616. Join me in inspiring truly powerful people. Each day I will add a new thought, story or idea to support your quest and mine.

Saul-the-Chi-Lantern stopped in mid form; we were “grasping the swallow’s tail” when he turned and said, “There’s this thing about anger that is worth mentioning.” We relaxed from our practice knowing that Saul’s no-segue comments are always rich with meaning even if they often seem as perplexing as a Zen koan.

“Anger requires a certain amount of dedicated focus,” he said. “I used to work with troubled teenagers in San Bernardino and there were lots of kids dedicated to their anger.” He paused and seemed to be moving back into the tai chi practice but realized he had yet to complete his thought, so he turned again to us. “There was a really steep hill at the place where I worked and I learned early on that, if a kid was angry, I’d ask them to tell me what was making them angry.
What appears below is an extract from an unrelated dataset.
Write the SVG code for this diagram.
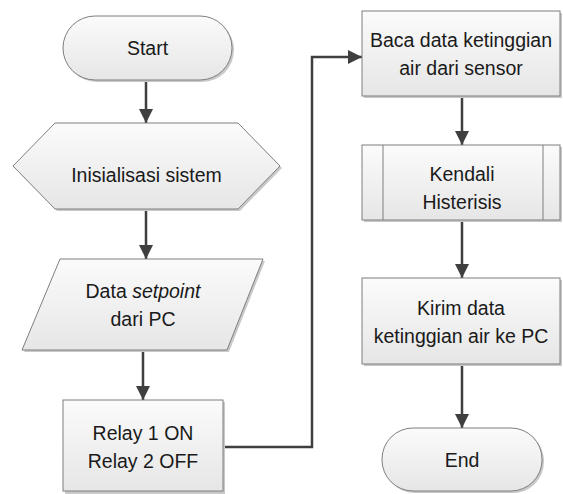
<svg xmlns="http://www.w3.org/2000/svg" width="563" height="494" viewBox="0 0 563 494">
<defs>
<linearGradient id="g" x1="0" y1="0" x2="0" y2="1">
<stop offset="0" stop-color="#fbfbfb"/>
<stop offset="1" stop-color="#e6e6e6"/>
</linearGradient>
<marker id="ah" markerUnits="userSpaceOnUse" markerWidth="14" markerHeight="14" viewBox="0 0 14 14" refX="14" refY="7" orient="auto">
<path d="M0,0 L14,7 L0,14 Z" fill="#3f3f3f"/>
</marker>
</defs>
<style>
.s{fill:url(#g);stroke:#7f7f7f;stroke-width:1}
.sh{fill:#c9c9c9;stroke:none}
.t{font-family:"Liberation Sans",Arial,sans-serif;font-size:19.5px;fill:#1a1a1a;text-anchor:middle}
.c{fill:none;stroke:#3f3f3f;stroke-width:2.5;marker-end:url(#ah)}
</style>
<rect width="563" height="494" fill="#ffffff"/>
<g id="connectors">
<line class="c" x1="146" y1="80" x2="146" y2="123"/>
<line class="c" x1="146" y1="209" x2="146" y2="259"/>
<line class="c" x1="143" y1="350" x2="143" y2="400"/>
<polyline class="c" points="223,447 312,447 312,57 362,57"/>
<line class="c" x1="462" y1="96" x2="462" y2="145"/>
<line class="c" x1="462" y1="220" x2="462" y2="278"/>
<line class="c" x1="462" y1="364" x2="462" y2="428"/>
</g>
<g id="start">
<rect class="sh" x="65" y="18" width="169" height="64" rx="32"/>
<rect class="s" x="63" y="16" width="169" height="64" rx="32"/>
<text class="t" x="147.5" y="55">Start</text>
</g>
<g id="init">
<polygon class="sh" points="15,168 57,125 240,125 282,168 240,211 57,211"/>
<polygon class="s" points="13,166 55,123 238,123 280,166 238,209 55,209"/>
<text class="t" x="146.5" y="182">Inisialisasi sistem</text>
</g>
<g id="setpoint">
<polygon class="sh" points="62,261 265,261 229,352 24,352"/>
<polygon class="s" points="60,259 263,259 227,350 22,350"/>
<text class="t" x="143" y="298">Data <tspan font-style="italic">setpoint</tspan></text>
<text class="t" x="143" y="326">dari PC</text>
</g>
<g id="relay">
<rect class="sh" x="65" y="402" width="160" height="92"/>
<rect class="s" x="63" y="400" width="160" height="91"/>
<text class="t" x="143" y="440">Relay 1 ON</text>
<text class="t" x="143" y="468">Relay 2 OFF</text>
</g>
<g id="baca">
<rect class="sh" x="364" y="13" width="198" height="85"/>
<rect class="s" x="362" y="11" width="198" height="85"/>
<text class="t" x="461" y="47">Baca data ketinggian</text>
<text class="t" x="461" y="75">air dari sensor</text>
</g>
<g id="kendali">
<rect class="sh" x="364" y="147" width="198" height="75"/>
<rect class="s" x="362" y="145" width="198" height="75"/>
<line x1="383" y1="145" x2="383" y2="220" stroke="#7f7f7f" stroke-width="1"/>
<line x1="543" y1="145" x2="543" y2="220" stroke="#7f7f7f" stroke-width="1"/>
<text class="t" x="462" y="181">Kendali</text>
<text class="t" x="462" y="209">Histerisis</text>
</g>
<g id="kirim">
<rect class="sh" x="364" y="280" width="198" height="86"/>
<rect class="s" x="362" y="278" width="198" height="86"/>
<text class="t" x="461" y="315">Kirim data</text>
<text class="t" x="461" y="343">ketinggian air ke PC</text>
</g>
<g id="end">
<rect class="sh" x="384" y="430" width="160" height="63" rx="31"/>
<rect class="s" x="382" y="428" width="160" height="63" rx="31"/>
<text class="t" x="462" y="467">End</text>
</g>
</svg>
We’d walk up the steep hill as they talked and within ten paces they could no longer be angry. It was impossible to walk up that hill and keep a focus on the anger.” Saul smiled and continued, “It only took ten paces for them to put their focus on something else. And, after ten paces up the hill, their anger dropped away and then we could talk about what was really going on.”

He wrinkled his brow and continued, “Anger is good for knocking you off balance but not much else. And, you have to be really dedicated to sustain anger – which means your dedication in life is to sustaining anger and what good is that!” He laughed and stepped back into the form, muttering, “Who in their right mind wants to live off balance? It doesn’t make any sense to me.”